Exercise task. Return each line of the listing that contains the string "with".

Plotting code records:
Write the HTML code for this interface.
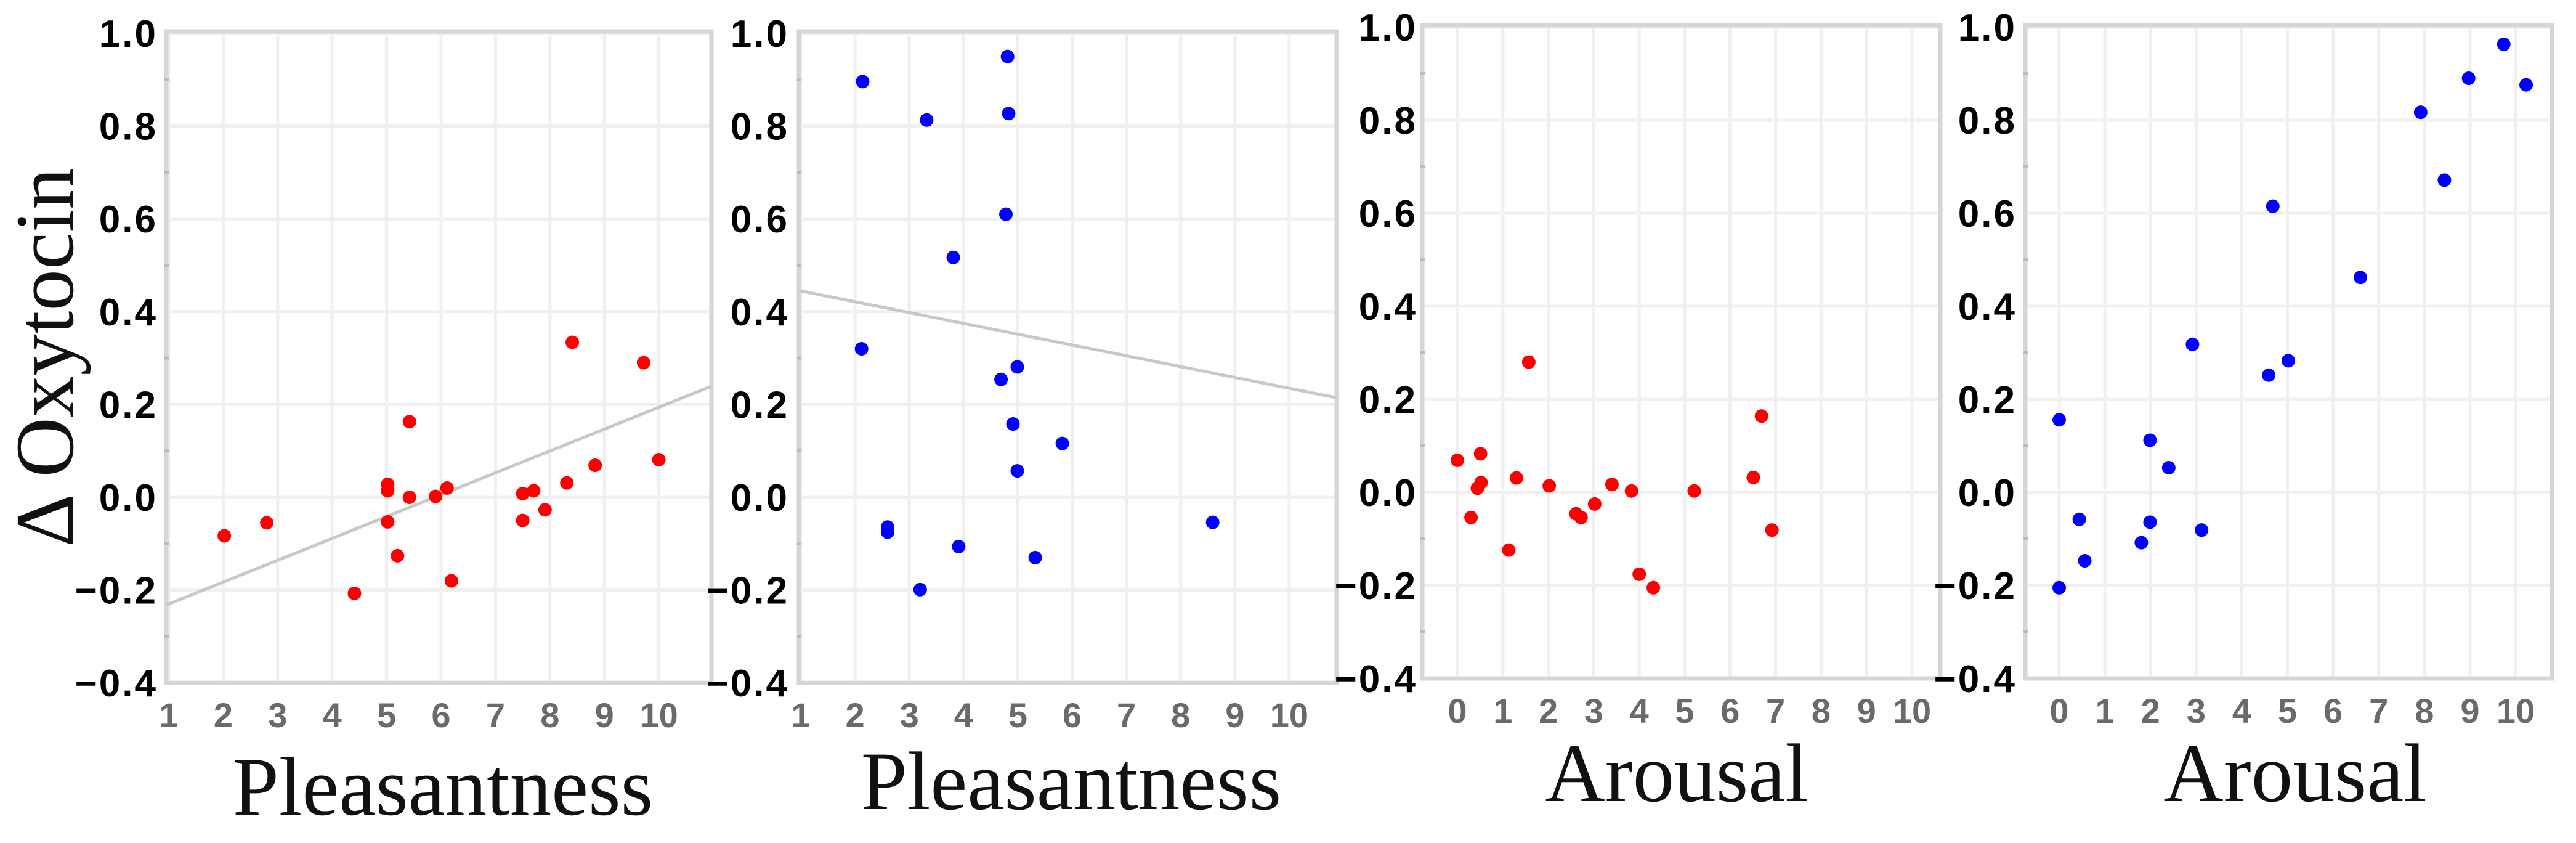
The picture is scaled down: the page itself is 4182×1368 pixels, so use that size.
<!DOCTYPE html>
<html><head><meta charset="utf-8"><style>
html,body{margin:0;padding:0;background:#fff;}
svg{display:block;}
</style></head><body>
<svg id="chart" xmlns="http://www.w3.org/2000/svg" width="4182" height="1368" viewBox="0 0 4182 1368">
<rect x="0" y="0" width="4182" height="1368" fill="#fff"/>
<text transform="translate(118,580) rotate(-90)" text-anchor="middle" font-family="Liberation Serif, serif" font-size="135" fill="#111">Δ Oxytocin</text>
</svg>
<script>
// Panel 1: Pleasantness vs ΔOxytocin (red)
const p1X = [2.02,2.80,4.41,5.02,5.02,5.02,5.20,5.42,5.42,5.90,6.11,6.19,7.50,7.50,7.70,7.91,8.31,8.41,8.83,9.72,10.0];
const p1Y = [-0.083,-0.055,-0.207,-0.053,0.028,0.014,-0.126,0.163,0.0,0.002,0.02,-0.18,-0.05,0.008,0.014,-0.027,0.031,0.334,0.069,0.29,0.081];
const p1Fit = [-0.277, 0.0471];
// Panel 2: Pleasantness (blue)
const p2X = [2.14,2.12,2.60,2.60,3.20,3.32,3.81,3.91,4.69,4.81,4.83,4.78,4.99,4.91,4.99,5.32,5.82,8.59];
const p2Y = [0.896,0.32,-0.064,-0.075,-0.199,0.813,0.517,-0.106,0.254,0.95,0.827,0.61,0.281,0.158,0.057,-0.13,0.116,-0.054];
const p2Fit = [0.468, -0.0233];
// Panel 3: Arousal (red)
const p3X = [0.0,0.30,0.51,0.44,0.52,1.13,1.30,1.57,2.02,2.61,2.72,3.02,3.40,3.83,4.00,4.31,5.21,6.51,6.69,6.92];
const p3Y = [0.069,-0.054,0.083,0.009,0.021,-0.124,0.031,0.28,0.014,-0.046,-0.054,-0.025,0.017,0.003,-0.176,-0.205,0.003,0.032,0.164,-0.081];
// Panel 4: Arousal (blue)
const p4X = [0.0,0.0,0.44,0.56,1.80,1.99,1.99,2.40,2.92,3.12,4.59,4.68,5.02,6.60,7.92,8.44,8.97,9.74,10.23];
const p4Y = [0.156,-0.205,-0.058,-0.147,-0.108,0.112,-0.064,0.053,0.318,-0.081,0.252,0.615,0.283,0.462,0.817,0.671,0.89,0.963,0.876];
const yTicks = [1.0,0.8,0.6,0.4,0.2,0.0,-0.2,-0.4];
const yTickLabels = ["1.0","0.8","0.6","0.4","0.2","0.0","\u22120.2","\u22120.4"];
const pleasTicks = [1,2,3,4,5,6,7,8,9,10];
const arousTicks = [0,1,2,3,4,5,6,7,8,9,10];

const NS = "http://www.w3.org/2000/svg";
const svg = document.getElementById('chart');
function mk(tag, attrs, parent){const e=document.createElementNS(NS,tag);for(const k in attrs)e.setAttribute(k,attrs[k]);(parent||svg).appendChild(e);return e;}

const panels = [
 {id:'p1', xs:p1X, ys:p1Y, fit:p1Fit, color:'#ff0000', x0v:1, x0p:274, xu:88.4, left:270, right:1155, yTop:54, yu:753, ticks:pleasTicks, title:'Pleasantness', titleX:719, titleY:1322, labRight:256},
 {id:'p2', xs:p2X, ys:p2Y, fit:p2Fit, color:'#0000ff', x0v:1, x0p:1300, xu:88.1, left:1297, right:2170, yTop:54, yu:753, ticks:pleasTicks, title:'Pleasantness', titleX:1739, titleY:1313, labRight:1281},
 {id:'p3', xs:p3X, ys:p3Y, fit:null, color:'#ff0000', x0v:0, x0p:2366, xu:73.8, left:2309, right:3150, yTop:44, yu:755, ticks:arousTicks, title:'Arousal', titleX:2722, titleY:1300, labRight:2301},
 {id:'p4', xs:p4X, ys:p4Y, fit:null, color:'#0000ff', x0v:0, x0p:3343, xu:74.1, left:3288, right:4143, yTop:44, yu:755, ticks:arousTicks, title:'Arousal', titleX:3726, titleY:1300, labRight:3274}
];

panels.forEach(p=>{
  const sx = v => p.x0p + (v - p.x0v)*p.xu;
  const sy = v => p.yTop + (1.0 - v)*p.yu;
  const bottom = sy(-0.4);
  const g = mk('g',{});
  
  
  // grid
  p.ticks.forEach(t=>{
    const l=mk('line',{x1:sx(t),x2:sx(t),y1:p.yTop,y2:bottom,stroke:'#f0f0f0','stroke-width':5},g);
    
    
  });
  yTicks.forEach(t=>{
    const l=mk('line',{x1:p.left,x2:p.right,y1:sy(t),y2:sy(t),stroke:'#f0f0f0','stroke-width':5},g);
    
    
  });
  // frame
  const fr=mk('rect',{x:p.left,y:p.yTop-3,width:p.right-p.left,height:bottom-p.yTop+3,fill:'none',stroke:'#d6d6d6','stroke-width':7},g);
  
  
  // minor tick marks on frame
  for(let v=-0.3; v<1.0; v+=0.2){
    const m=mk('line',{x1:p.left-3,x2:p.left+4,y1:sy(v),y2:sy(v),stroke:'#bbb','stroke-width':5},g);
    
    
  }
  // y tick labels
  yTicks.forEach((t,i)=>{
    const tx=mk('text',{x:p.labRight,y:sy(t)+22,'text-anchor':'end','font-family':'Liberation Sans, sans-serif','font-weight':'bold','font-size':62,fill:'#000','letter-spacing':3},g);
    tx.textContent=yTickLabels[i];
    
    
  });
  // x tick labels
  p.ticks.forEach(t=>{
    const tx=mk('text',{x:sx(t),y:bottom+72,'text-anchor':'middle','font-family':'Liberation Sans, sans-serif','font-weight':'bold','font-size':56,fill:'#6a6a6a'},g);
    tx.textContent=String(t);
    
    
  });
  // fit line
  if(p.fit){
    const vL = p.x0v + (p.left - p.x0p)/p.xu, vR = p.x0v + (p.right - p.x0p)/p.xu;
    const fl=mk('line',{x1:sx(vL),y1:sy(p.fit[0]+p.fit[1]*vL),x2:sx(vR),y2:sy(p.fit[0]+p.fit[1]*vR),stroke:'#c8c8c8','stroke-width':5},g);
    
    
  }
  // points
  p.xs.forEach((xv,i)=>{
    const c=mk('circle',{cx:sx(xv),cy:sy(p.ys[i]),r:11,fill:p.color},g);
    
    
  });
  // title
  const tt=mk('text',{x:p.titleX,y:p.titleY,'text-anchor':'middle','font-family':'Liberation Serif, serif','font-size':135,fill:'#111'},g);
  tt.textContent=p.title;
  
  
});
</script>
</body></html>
==
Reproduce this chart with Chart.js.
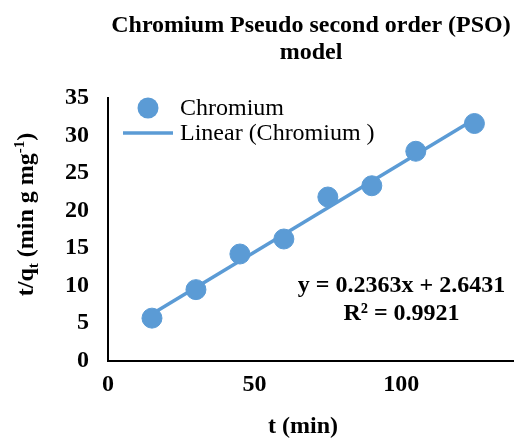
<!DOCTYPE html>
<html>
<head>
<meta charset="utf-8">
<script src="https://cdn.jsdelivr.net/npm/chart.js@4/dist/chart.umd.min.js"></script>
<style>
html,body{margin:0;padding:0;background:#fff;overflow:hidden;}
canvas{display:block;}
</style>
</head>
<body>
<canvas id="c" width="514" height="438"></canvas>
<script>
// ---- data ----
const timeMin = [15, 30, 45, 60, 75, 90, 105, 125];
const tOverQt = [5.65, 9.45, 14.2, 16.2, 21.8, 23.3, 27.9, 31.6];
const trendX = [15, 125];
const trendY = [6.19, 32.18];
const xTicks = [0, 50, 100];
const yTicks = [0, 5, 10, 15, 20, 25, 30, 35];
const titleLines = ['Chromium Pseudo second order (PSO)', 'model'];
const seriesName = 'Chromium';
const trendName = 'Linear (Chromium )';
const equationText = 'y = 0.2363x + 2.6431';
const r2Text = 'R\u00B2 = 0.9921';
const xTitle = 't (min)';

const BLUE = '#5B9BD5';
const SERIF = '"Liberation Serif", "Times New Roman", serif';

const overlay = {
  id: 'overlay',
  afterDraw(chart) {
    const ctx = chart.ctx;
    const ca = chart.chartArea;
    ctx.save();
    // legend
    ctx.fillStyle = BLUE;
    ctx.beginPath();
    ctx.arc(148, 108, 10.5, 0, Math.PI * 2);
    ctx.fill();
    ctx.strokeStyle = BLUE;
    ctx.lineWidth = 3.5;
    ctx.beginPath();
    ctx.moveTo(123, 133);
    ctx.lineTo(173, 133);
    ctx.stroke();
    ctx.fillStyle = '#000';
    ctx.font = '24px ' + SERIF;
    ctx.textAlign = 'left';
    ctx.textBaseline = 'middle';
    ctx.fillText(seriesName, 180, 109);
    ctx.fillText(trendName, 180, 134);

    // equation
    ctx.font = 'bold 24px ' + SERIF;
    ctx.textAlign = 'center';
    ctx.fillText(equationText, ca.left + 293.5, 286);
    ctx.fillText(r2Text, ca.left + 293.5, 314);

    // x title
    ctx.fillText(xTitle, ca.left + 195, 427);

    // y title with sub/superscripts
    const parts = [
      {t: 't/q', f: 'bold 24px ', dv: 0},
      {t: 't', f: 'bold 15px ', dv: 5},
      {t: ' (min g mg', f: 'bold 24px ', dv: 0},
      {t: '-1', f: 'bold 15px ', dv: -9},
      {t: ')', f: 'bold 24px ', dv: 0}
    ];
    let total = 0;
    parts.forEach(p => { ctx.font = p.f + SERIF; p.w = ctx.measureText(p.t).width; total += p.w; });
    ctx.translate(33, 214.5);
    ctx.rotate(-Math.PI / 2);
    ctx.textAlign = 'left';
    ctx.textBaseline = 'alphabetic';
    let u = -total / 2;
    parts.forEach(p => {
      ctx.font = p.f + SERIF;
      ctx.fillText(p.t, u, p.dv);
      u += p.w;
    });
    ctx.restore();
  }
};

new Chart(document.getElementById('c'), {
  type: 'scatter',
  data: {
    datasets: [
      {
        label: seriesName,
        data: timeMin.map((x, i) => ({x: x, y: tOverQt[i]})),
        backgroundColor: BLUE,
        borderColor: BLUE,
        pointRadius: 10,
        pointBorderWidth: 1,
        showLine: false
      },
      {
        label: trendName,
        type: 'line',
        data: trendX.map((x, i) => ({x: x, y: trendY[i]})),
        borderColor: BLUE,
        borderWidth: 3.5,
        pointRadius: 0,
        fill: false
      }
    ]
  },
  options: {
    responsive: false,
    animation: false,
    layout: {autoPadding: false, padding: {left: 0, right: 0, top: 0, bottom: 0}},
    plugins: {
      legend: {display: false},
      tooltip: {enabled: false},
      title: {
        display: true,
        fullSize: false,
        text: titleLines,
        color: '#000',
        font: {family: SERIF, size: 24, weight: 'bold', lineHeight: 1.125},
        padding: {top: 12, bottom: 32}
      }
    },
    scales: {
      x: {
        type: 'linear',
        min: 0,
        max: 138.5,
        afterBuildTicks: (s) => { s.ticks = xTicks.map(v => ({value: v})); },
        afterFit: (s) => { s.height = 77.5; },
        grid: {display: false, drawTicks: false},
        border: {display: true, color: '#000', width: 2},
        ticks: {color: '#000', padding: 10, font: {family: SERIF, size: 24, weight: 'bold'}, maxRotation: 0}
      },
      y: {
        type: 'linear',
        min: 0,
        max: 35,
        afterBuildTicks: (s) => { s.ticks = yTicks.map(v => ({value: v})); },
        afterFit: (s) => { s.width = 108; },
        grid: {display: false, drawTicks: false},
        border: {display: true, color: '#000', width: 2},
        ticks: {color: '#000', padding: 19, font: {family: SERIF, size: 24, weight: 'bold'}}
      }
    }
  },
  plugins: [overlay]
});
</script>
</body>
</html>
...
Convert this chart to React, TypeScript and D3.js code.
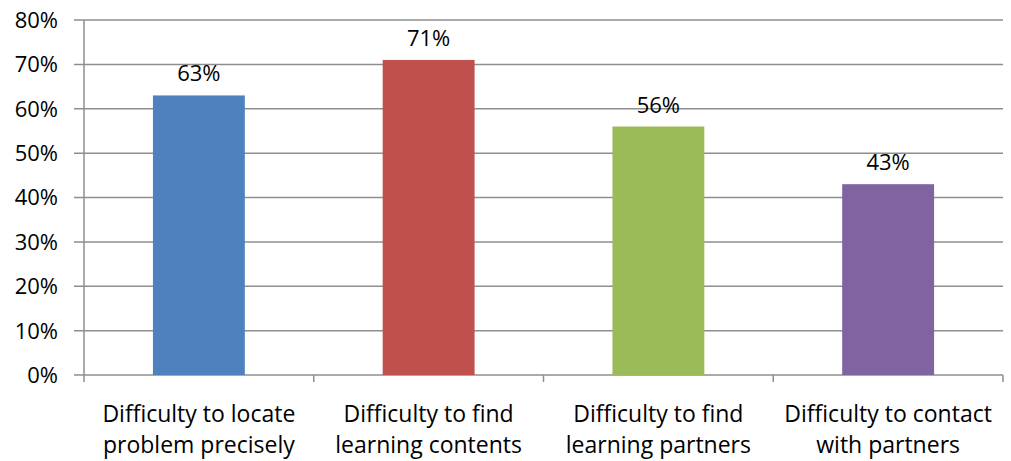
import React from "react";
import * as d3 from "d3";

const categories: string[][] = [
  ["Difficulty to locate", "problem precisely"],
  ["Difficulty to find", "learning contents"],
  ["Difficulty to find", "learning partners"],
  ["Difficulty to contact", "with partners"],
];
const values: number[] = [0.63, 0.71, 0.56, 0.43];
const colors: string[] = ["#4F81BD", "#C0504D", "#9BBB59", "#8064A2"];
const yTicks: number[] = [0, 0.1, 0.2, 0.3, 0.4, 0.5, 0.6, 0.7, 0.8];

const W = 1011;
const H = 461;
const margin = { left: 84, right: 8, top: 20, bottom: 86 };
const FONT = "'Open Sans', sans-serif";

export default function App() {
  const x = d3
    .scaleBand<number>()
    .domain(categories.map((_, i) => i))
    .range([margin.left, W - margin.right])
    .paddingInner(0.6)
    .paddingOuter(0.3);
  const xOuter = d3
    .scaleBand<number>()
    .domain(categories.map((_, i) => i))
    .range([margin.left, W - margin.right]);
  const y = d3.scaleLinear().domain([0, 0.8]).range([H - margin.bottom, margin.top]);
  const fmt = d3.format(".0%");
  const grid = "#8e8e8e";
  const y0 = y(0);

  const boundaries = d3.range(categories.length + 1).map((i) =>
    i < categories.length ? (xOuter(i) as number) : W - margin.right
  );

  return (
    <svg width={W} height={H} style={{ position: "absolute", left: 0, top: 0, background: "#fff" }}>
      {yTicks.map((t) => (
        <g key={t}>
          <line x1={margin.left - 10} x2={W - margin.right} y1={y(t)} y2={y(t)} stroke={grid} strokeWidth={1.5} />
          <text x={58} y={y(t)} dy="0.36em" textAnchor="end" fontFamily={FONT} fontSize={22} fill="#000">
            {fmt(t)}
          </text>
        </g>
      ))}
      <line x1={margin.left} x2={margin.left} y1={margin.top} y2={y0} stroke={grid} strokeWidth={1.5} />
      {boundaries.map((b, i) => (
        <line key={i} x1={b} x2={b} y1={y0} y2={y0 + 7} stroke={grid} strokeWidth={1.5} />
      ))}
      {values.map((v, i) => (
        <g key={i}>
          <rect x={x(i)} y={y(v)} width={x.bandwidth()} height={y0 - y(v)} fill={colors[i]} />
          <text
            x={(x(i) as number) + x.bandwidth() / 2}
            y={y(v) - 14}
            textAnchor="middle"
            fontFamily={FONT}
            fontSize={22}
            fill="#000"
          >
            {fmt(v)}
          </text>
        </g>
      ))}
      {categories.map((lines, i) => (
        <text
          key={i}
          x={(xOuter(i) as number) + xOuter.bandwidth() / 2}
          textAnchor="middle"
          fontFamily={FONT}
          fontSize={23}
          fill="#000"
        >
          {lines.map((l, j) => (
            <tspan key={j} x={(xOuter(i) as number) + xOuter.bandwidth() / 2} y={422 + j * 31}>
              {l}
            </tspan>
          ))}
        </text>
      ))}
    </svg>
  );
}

Answer.
Reproduce this chart with Chart.js.
    // y title with sub/superscripts
  ["Difficulty to contact", "with partners"],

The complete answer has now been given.